We should meet up and and talk fishing one night! Our crew's captain lives in Holiday Harbor and we have a big group of guys and we frequently fish the Edge, platforms, reefs and wrecks... look forward too meeting up. I'll send you a pm with my contact info.


----------



## Tipsy Tuna (Mar 17, 2014)

Great ....look forward to chatting.....maybe over a beer at Hub Stacy or Sunset Grill?


----------



## Tipsy Tuna (Mar 17, 2014)

Here is my numbers.....cell 214-789-7753
email [email protected]


----------



## submariner (Oct 2, 2007)

Interested , I am retired Navy- and can go anytime , getting old but still active- Have been here in Florida for about 7-8 years and have fish both inshore and off shores including deep drops and sword. Like going to the rigs for tuna, my current boat is too small. give me a call if interested ed 850 857 1039


----------



## Mac1528 (Mar 24, 2012)

Hey Ed, how ya doing? Good to here your looking for a rig ride. I still owe you a lunch. I'll be down in August hope we can do it then. Don't catch too many tuna!!

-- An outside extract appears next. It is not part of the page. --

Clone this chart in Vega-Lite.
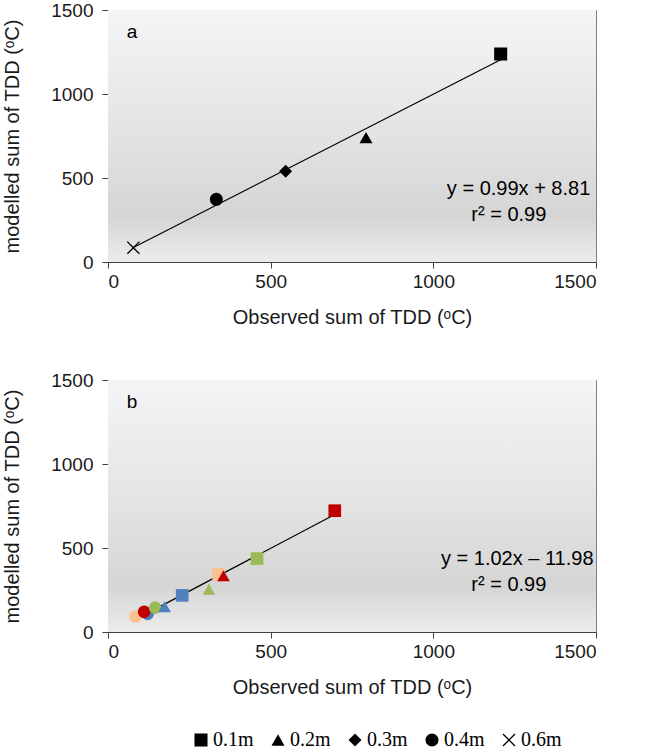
{
  "$schema": "https://vega.github.io/schema/vega-lite/v6.json",
  "background": "white",
  "padding": {"left": 2, "top": 0, "right": 10, "bottom": 0},
  "config": {
    "font": "Liberation Sans",
    "view": {"stroke": "#808080", "strokeWidth": 1},
    "axis": {
      "labelFont": "Liberation Sans", "labelFontSize": 19, "labelColor": "#1a1a1a",
      "titleFont": "Liberation Sans", "titleFontSize": 20, "titleFontWeight": "normal", "titleColor": "#1a1a1a",
      "domainColor": "#404040", "tickColor": "#404040", "grid": false, "tickSize": 6, "format": "d"
    },
    "axisX": {"titlePadding": 16, "labelPadding": 4},
    "axisY": {"titlePadding": 28, "labelPadding": 9},
    "concat": {"spacing": 42}
  },
  "datasets": {
    "pointsA": [
      {"observed": 1207, "modelled": 1238, "depth": "0.1m"},
      {"observed": 793, "modelled": 740, "depth": "0.2m"},
      {"observed": 546, "modelled": 540, "depth": "0.3m"},
      {"observed": 333, "modelled": 373, "depth": "0.4m"},
      {"observed": 78, "modelled": 85, "depth": "0.6m"}
    ],
    "lineA": [
      {"observed": 75, "modelled": 83},
      {"observed": 1207, "modelled": 1204}
    ],
    "pointsB": [
      {"observed": 85, "modelled": 92, "depth": "0.4m", "series": "orange"},
      {"observed": 122, "modelled": 108, "depth": "0.4m", "series": "blue"},
      {"observed": 111, "modelled": 120, "depth": "0.4m", "series": "red"},
      {"observed": 145, "modelled": 145, "depth": "0.4m", "series": "green"},
      {"observed": 174, "modelled": 150, "depth": "0.2m", "series": "blue"},
      {"observed": 228, "modelled": 218, "depth": "0.1m", "series": "blue"},
      {"observed": 310, "modelled": 255, "depth": "0.2m", "series": "green"},
      {"observed": 340, "modelled": 342, "depth": "0.1m", "series": "orange"},
      {"observed": 355, "modelled": 335, "depth": "0.2m", "series": "red"},
      {"observed": 458, "modelled": 437, "depth": "0.1m", "series": "green"},
      {"observed": 697, "modelled": 722, "depth": "0.1m", "series": "red"}
    ],
    "lineB": [
      {"observed": 85, "modelled": 75},
      {"observed": 697, "modelled": 699}
    ]
  },
  "vconcat": [
    {
      "width": 488,
      "height": 252,
      "layer": [
        {
          "data": {"values": [{"panel": "a"}]},
          "mark": {"type": "rect", "color": {"gradient": "linear", "x1": 0, "y1": 0, "x2": 0, "y2": 1,
            "stops": [{"offset": 0, "color": "#f5f5f7"}, {"offset": 0.5, "color": "#e3e3e4"}, {"offset": 0.82, "color": "#d5d5d5"}, {"offset": 1, "color": "#ececec"}]}},
          "encoding": {
            "x": {"datum": 0, "type": "quantitative", "scale": {"domain": [0, 1500], "nice": false}, "axis": {"values": [0, 500, 1000, 1500]}, "title": "Observed sum of TDD (ᵒC)"},
            "x2": {"datum": 1500},
            "y": {"datum": 0, "type": "quantitative", "scale": {"domain": [0, 1500], "nice": false}, "axis": {"values": [0, 500, 1000, 1500]}, "title": "modelled sum of TDD (ᵒC)"},
            "y2": {"datum": 1500}
          }
        },
        {
          "data": {"name": "lineA"},
          "mark": {"type": "line", "color": "black", "strokeWidth": 1.2},
          "encoding": {
            "x": {"field": "observed", "type": "quantitative", "title": "Observed sum of TDD (ᵒC)"},
            "y": {"field": "modelled", "type": "quantitative", "title": "modelled sum of TDD (ᵒC)"}
          }
        },
        {
          "data": {"name": "pointsA"},
          "mark": {"type": "point", "filled": true, "fill": "black", "strokeWidth": 0, "opacity": 1, "size": 170},
          "encoding": {
            "x": {"field": "observed", "type": "quantitative", "title": "Observed sum of TDD (ᵒC)"},
            "y": {"field": "modelled", "type": "quantitative", "title": "modelled sum of TDD (ᵒC)"},
            "shape": {
              "field": "depth", "type": "nominal",
              "scale": {"domain": ["0.1m", "0.2m", "0.3m", "0.4m", "0.6m"], "range": ["square", "triangle-up", "diamond", "circle", "M-1,-0.86L-0.86,-1L0,-0.14L0.86,-1L1,-0.86L0.14,0L1,0.86L0.86,1L0,0.14L-0.86,1L-1,0.86L-0.14,0Z"]},
              "legend": {"orient": "none", "legendX": 83, "legendY": 720, "direction": "horizontal", "title": null,
                "labelFont": "Liberation Serif", "labelFontSize": 20, "labelColor": "black", "symbolSize": 170,
                "symbolFillColor": "black", "symbolStrokeWidth": 0, "columnPadding": 14, "labelOffset": 2,
                "encode": {"symbols": {"update": {"fill": {"value": "black"}, "strokeWidth": {"value": 0}, "opacity": {"value": 1}}}}}
            }
          }
        },
        {
          "data": {"values": [{"note": "a"}]},
          "mark": {"type": "text", "fontSize": 19, "color": "black", "align": "center"},
          "encoding": {"x": {"datum": 74}, "y": {"datum": 1369}, "text": {"field": "note"}}
        },
        {
          "data": {"values": [{"note": "y = 0.99x + 8.81"}]},
          "mark": {"type": "text", "fontSize": 20, "color": "black", "align": "center"},
          "encoding": {"x": {"datum": 1262}, "y": {"datum": 435}, "text": {"field": "note"}}
        },
        {
          "data": {"values": [{"note": "r² = 0.99"}]},
          "mark": {"type": "text", "fontSize": 20, "color": "black", "align": "center"},
          "encoding": {"x": {"datum": 1232}, "y": {"datum": 278}, "text": {"field": "note"}}
        }
      ]
    },
    {
      "width": 488,
      "height": 252,
      "layer": [
        {
          "data": {"values": [{"panel": "b"}]},
          "mark": {"type": "rect", "color": {"gradient": "linear", "x1": 0, "y1": 0, "x2": 0, "y2": 1,
            "stops": [{"offset": 0, "color": "#f5f5f7"}, {"offset": 0.5, "color": "#e3e3e4"}, {"offset": 0.82, "color": "#d5d5d5"}, {"offset": 1, "color": "#ececec"}]}},
          "encoding": {
            "x": {"datum": 0, "type": "quantitative", "scale": {"domain": [0, 1500], "nice": false}, "axis": {"values": [0, 500, 1000, 1500]}, "title": "Observed sum of TDD (ᵒC)"},
            "x2": {"datum": 1500},
            "y": {"datum": 0, "type": "quantitative", "scale": {"domain": [0, 1500], "nice": false}, "axis": {"values": [0, 500, 1000, 1500]}, "title": "modelled sum of TDD (ᵒC)"},
            "y2": {"datum": 1500}
          }
        },
        {
          "data": {"name": "lineB"},
          "mark": {"type": "line", "color": "black", "strokeWidth": 1.2},
          "encoding": {
            "x": {"field": "observed", "type": "quantitative", "title": "Observed sum of TDD (ᵒC)"},
            "y": {"field": "modelled", "type": "quantitative", "title": "modelled sum of TDD (ᵒC)"}
          }
        },
        {
          "data": {"name": "pointsB"},
          "mark": {"type": "point", "filled": true, "opacity": 1, "size": 160, "strokeWidth": 0},
          "encoding": {
            "x": {"field": "observed", "type": "quantitative", "title": "Observed sum of TDD (ᵒC)"},
            "y": {"field": "modelled", "type": "quantitative", "title": "modelled sum of TDD (ᵒC)"},
            "shape": {"field": "depth", "type": "nominal"},
            "color": {"field": "series", "type": "nominal", "legend": null,
              "scale": {"domain": ["blue", "red", "green", "orange"], "range": ["#4f81bd", "#c00000", "#9bbb59", "#fac090"]}}
          }
        },
        {
          "data": {"values": [{"note": "b"}]},
          "mark": {"type": "text", "fontSize": 19, "color": "black", "align": "center"},
          "encoding": {"x": {"datum": 74}, "y": {"datum": 1369}, "text": {"field": "note"}}
        },
        {
          "data": {"values": [{"note": "y = 1.02x – 11.98"}]},
          "mark": {"type": "text", "fontSize": 20, "color": "black", "align": "center"},
          "encoding": {"x": {"datum": 1258}, "y": {"datum": 435}, "text": {"field": "note"}}
        },
        {
          "data": {"values": [{"note": "r² = 0.99"}]},
          "mark": {"type": "text", "fontSize": 20, "color": "black", "align": "center"},
          "encoding": {"x": {"datum": 1232}, "y": {"datum": 278}, "text": {"field": "note"}}
        }
      ]
    }
  ]
}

Sent from my XT907 using Tapatalk


----------



## ColeTrain (Mar 25, 2014)

i would be willing to go from time to time have fished in these waters ever since i started fishing


----------



## a387673 (Sep 22, 2009)

Sending PM. Ready to Go.


----------



## GROUPERKING (Sep 28, 2011)

If you ever need one more I would love to go . I work shift work , so I have days off mid week as well as week ends. I no longer have a gulf boat , I now fish with a blazer bay. I love bottom fishing especially grouper fishing. I still have all my equipment and I have hundreds of # 's. Pm me if interested. Thanks


----------



## Gamefish27 (Nov 13, 2009)

lol.. Just saying


----------



## GROUPERKING (Sep 28, 2011)

Gamefish27 said:


> lol.. Just saying


Really ? Just saying


----------